▶ _Records to process_
#####
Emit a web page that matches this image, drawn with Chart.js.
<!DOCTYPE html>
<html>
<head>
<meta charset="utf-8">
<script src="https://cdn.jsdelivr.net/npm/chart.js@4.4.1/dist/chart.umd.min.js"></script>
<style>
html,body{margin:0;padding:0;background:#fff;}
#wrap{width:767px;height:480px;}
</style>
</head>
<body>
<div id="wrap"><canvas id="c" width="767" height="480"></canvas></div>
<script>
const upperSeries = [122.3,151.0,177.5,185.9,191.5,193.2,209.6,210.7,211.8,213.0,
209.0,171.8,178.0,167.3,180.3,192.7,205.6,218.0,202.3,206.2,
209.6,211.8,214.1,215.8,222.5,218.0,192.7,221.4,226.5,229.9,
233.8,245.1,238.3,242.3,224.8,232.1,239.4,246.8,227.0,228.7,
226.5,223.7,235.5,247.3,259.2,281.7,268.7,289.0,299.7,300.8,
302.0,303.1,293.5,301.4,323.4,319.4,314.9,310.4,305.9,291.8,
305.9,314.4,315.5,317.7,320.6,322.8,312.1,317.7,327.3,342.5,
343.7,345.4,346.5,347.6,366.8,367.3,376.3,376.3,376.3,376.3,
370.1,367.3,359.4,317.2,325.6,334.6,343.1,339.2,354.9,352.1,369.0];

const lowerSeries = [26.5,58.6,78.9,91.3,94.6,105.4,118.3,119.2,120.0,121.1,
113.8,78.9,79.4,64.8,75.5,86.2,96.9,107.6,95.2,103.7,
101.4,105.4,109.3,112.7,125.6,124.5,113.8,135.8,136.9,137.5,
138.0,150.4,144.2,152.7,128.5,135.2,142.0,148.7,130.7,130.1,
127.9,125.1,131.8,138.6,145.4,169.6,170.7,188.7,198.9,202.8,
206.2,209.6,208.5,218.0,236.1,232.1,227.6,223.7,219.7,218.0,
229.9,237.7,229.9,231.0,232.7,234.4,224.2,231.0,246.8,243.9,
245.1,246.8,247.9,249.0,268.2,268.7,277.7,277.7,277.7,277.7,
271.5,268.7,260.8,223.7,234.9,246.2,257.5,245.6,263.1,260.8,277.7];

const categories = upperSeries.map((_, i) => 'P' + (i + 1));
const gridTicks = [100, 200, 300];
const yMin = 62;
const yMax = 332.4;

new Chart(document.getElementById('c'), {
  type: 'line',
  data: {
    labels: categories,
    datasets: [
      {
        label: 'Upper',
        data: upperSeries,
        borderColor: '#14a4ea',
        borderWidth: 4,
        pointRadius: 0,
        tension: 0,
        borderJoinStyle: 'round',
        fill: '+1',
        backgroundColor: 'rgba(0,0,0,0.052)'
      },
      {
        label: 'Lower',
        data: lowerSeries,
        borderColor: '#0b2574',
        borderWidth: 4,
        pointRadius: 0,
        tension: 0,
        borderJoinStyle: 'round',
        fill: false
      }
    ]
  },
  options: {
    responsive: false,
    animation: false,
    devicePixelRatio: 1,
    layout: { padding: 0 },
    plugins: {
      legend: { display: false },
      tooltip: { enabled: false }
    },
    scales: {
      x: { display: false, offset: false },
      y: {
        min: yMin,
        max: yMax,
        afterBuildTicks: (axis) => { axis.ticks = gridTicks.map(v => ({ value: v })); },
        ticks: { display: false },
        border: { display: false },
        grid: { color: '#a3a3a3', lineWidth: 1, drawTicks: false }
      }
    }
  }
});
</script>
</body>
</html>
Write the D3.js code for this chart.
#####
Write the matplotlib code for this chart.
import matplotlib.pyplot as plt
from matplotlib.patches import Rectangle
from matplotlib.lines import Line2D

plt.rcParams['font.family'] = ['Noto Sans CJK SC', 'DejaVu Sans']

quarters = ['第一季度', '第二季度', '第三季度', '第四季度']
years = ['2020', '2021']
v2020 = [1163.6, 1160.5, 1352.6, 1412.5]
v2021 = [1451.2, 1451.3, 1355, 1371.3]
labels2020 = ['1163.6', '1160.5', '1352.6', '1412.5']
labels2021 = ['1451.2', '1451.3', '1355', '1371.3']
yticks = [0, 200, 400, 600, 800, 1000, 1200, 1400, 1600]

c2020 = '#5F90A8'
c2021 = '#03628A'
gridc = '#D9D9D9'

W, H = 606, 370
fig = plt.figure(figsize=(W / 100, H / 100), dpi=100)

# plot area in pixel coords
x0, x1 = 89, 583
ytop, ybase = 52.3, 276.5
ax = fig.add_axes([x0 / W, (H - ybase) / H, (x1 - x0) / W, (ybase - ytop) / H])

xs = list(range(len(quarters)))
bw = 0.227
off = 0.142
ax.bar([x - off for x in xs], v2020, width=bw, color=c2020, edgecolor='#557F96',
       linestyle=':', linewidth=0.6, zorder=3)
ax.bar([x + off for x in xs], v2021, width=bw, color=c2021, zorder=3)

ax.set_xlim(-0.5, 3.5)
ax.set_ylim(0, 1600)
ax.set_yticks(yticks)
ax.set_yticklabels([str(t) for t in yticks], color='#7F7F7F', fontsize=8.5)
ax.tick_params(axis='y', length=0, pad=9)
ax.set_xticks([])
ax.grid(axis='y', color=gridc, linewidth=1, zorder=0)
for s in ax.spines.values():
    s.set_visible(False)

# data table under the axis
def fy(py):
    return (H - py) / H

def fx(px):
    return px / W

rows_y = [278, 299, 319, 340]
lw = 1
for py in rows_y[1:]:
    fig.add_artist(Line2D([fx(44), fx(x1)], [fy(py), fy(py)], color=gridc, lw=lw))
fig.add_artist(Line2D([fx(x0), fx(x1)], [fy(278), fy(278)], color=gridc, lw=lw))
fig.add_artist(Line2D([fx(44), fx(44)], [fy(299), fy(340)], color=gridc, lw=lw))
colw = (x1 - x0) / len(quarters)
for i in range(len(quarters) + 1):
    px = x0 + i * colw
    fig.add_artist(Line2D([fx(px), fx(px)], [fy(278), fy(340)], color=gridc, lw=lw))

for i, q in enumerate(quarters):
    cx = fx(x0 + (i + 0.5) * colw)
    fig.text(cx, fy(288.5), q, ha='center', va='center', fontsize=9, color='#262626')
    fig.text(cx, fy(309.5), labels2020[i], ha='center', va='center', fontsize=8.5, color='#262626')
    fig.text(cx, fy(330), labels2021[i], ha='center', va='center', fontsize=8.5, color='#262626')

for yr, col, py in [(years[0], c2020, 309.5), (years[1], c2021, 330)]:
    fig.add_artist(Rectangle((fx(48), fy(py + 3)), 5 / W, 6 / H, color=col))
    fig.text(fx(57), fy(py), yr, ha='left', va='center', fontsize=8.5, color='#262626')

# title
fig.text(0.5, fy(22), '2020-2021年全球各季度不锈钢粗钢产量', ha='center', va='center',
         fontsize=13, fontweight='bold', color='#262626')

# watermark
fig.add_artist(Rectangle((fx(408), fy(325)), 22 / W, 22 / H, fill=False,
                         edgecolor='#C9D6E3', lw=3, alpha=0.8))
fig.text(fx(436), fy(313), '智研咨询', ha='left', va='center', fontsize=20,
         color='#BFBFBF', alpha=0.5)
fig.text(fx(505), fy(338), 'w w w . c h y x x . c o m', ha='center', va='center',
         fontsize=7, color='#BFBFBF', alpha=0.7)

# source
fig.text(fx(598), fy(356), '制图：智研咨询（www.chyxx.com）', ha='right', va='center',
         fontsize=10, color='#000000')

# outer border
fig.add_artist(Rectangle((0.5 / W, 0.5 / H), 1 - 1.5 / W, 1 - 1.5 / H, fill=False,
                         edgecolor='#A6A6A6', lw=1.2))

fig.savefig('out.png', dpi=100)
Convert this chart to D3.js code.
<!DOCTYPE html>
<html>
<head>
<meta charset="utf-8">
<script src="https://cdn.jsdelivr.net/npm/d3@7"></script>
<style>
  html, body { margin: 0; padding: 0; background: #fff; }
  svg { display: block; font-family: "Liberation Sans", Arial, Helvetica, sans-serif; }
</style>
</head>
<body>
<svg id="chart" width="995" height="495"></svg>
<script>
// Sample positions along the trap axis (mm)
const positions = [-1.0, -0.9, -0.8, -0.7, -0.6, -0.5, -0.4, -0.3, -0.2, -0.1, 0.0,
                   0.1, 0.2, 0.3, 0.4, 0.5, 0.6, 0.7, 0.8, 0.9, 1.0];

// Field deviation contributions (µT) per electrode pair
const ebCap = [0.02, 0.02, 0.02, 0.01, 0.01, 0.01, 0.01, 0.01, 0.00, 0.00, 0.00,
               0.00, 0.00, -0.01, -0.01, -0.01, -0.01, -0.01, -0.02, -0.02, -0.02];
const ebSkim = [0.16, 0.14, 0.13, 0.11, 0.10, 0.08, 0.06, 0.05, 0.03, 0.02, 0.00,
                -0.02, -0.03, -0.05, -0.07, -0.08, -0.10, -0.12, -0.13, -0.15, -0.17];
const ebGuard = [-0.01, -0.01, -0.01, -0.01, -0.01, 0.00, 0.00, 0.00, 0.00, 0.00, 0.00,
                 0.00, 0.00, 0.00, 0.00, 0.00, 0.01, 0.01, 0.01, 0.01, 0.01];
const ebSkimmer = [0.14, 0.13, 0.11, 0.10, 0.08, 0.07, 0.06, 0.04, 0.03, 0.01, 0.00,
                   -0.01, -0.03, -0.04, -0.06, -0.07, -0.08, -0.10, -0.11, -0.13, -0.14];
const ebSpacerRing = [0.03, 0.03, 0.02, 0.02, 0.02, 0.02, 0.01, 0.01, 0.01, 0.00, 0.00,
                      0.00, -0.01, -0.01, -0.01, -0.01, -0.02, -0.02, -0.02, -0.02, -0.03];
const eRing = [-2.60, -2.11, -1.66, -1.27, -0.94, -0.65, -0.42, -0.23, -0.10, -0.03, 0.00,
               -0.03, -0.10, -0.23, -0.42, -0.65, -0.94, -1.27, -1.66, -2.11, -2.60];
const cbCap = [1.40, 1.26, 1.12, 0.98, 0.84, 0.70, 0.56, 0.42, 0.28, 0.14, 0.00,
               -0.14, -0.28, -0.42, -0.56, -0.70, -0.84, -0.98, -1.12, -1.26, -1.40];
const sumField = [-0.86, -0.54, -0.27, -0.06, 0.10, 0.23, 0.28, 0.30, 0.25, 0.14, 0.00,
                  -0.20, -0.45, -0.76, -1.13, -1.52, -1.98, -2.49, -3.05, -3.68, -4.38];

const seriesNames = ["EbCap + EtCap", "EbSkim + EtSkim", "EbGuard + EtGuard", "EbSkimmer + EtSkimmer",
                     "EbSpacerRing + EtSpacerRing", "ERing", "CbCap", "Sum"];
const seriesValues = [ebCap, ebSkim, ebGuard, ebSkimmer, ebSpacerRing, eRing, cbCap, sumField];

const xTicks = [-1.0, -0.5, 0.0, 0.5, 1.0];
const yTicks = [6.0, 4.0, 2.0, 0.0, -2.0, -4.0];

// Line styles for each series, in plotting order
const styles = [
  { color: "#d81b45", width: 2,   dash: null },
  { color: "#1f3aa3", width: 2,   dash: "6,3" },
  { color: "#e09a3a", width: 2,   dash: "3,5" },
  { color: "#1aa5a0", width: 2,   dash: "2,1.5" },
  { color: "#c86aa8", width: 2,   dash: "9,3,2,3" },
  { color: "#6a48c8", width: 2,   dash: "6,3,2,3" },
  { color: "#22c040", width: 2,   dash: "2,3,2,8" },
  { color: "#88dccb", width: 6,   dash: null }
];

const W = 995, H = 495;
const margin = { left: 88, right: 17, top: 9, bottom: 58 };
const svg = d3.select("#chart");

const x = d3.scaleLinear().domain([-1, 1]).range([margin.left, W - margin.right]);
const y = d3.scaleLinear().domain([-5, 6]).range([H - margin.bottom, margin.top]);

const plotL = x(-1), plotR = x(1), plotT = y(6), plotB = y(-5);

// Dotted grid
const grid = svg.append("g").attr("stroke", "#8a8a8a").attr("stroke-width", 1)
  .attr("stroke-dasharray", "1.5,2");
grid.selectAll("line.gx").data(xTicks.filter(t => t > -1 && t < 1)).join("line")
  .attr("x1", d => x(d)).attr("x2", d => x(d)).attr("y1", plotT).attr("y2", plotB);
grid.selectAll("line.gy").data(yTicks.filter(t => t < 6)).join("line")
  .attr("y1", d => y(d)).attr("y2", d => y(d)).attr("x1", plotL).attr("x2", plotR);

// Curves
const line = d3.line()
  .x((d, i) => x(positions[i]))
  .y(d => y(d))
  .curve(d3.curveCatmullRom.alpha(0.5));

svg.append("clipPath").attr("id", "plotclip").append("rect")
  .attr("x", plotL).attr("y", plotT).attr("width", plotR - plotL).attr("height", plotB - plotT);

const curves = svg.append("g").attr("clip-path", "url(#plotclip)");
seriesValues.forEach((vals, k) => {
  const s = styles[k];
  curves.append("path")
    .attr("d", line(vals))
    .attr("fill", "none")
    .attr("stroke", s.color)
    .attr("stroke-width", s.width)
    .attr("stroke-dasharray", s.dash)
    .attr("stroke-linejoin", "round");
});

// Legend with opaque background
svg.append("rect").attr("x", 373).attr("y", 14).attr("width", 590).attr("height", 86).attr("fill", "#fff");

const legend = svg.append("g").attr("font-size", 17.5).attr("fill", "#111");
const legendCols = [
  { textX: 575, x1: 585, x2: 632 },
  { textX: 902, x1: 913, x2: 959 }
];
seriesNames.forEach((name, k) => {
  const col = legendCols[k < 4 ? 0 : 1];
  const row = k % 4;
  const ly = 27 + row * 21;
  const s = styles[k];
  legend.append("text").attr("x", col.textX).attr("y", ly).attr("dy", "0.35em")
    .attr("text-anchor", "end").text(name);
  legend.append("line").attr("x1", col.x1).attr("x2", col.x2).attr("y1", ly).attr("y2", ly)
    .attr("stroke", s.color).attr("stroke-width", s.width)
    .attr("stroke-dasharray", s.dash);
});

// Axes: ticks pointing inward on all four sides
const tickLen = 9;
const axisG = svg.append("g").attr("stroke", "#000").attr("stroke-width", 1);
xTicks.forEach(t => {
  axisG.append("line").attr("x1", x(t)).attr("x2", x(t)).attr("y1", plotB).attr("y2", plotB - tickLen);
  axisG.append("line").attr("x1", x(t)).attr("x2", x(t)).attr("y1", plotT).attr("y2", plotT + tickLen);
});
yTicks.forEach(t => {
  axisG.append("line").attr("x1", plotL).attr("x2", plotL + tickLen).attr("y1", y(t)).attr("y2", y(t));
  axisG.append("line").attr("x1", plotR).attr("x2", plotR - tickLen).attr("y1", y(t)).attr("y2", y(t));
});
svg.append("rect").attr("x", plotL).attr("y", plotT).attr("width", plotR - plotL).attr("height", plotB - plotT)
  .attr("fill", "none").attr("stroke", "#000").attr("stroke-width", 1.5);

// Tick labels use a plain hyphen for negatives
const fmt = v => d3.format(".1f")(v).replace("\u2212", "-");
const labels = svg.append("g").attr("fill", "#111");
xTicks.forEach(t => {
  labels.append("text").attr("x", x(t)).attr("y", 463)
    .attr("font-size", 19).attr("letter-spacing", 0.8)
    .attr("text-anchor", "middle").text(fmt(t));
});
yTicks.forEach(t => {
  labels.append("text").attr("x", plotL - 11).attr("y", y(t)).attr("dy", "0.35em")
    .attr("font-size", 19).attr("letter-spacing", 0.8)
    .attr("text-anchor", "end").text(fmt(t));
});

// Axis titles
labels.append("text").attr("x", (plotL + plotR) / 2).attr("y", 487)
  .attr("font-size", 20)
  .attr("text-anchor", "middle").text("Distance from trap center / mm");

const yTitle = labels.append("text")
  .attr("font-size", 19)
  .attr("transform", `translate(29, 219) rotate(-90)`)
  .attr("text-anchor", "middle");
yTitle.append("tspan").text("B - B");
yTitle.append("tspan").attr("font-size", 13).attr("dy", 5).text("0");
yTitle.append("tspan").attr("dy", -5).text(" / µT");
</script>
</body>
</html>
#####
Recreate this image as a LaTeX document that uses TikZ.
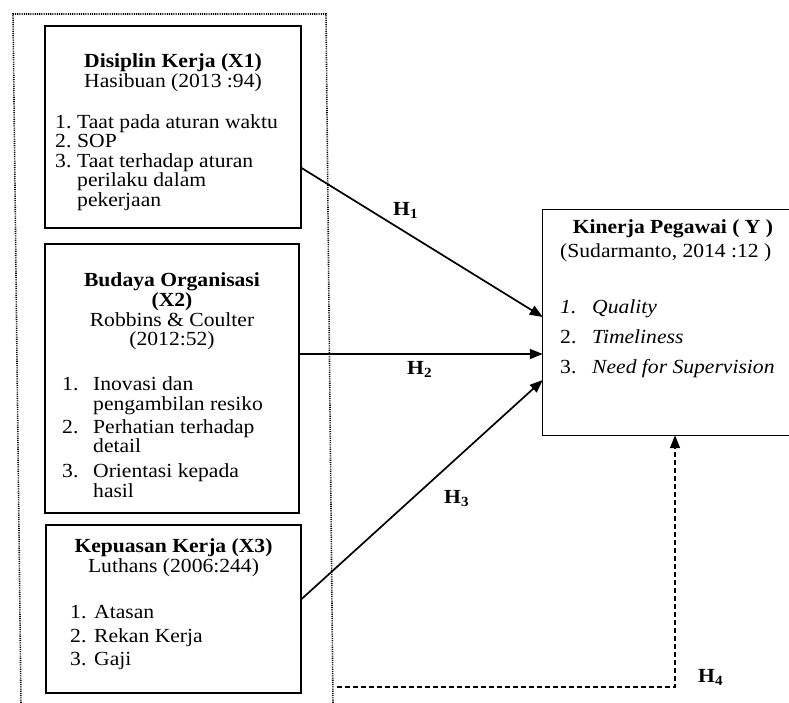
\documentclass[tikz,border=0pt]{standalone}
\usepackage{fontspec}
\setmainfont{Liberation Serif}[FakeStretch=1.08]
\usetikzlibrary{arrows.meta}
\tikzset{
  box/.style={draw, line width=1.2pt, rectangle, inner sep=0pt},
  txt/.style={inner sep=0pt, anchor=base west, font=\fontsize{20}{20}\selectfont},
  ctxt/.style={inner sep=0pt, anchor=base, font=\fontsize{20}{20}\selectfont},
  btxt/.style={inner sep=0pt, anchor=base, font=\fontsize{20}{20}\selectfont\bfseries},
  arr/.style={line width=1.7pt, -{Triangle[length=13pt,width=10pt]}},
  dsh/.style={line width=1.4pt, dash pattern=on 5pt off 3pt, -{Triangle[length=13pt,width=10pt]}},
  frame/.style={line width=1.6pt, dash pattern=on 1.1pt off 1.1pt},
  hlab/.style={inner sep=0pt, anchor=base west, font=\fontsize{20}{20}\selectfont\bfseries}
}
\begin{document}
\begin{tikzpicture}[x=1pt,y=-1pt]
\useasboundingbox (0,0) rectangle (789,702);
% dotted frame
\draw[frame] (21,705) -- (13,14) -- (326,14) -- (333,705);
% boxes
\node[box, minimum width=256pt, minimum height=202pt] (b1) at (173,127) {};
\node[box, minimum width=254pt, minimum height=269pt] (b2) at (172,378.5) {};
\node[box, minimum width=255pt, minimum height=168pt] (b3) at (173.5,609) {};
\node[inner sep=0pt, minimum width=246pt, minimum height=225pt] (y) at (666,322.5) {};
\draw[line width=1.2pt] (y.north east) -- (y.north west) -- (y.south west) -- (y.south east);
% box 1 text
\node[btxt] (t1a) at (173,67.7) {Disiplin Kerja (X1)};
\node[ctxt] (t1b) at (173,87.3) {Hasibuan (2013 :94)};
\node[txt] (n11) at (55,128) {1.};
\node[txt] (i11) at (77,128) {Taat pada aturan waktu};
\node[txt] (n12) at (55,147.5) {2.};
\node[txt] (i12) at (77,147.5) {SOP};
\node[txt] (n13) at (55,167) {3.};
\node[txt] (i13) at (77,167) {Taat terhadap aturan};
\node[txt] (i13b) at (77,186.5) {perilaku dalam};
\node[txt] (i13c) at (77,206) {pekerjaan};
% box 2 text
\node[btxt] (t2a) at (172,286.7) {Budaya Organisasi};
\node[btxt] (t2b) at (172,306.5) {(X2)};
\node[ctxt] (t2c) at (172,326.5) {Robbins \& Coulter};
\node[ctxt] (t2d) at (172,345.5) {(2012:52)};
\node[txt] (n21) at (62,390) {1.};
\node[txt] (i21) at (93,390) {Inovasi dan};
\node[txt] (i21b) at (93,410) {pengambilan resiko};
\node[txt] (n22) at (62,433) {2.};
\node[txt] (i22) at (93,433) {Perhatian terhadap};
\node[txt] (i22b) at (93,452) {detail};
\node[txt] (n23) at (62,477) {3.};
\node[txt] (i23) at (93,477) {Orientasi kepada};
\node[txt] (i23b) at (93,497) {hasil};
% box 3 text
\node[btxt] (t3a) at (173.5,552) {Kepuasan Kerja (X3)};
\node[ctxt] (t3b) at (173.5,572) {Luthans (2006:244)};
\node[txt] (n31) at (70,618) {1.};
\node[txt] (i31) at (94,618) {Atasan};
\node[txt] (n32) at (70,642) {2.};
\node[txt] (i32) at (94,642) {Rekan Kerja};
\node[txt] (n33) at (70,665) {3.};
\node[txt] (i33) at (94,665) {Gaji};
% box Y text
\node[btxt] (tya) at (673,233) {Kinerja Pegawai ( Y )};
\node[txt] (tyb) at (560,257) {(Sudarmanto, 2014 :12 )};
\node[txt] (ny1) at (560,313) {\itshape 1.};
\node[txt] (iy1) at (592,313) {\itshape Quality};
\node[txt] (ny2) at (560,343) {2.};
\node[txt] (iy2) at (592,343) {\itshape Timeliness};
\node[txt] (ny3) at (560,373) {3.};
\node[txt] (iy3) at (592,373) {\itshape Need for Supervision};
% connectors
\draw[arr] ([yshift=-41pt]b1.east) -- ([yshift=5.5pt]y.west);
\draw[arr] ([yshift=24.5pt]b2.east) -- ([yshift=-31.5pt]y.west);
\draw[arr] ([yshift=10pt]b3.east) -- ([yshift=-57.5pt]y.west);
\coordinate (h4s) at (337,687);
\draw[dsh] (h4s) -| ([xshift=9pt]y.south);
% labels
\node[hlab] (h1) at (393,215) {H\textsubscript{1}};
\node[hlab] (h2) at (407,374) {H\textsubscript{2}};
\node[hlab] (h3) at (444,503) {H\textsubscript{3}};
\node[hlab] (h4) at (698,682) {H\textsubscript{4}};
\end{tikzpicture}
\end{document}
#####
▶ _Stated goal_
Lines containing the word "that" are to be tallied; report only the total.

▶ _The reply_
2